In Afghanistan, Russia has been increasingly supporting the Taliban — under the pretext of combatting the Islamic State’s affiliate in that country. Like in Syria, Russia is allying with one terrorist organization to fight another one. In both contexts, these policies may be intended to reduce the domestic terrorist threat to Russia and enhance Russia’s influence. But working with terrorist entities that hold long-standing grievances with the Russian state in order to fight other short-term terrorist threats will likely backfire.
The Islamist terrorist threat to Russian national security is unlikely to wane anytime soon. Russia’s population is in decline, but Muslims living in Russia maintain relatively high birthrates.

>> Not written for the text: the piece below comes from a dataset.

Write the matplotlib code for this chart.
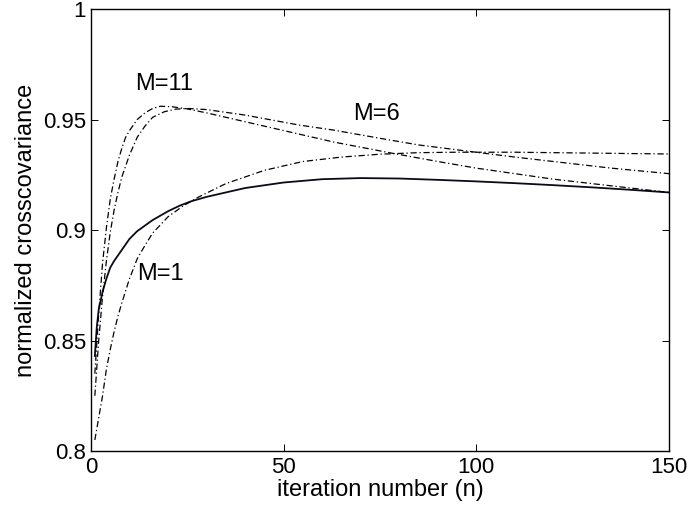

Some projections suggest that Muslims — who currently represent about 16 percent of the Russian population — will account for one fifth of the country’s population by 2020. Support for various types of Islamist groups abroad does not bode well for long-term Russian counterterrorism efforts at home. Russia’s marginalized and predominately Sunni Muslim population may become even more susceptible to radical Islamist ideologies as Russia continues to support Shiite terrorist organizations in Syria.
Russia’s explicit military, financial and diplomatic assistance to some of the most brutal powerful terrorist groups make Moscow one of the world’s leading state sponsors of terrorism today. All acts of Islamist terrorist violence needs to be condemned and suppressed uniformly — not in Russia’s selective way.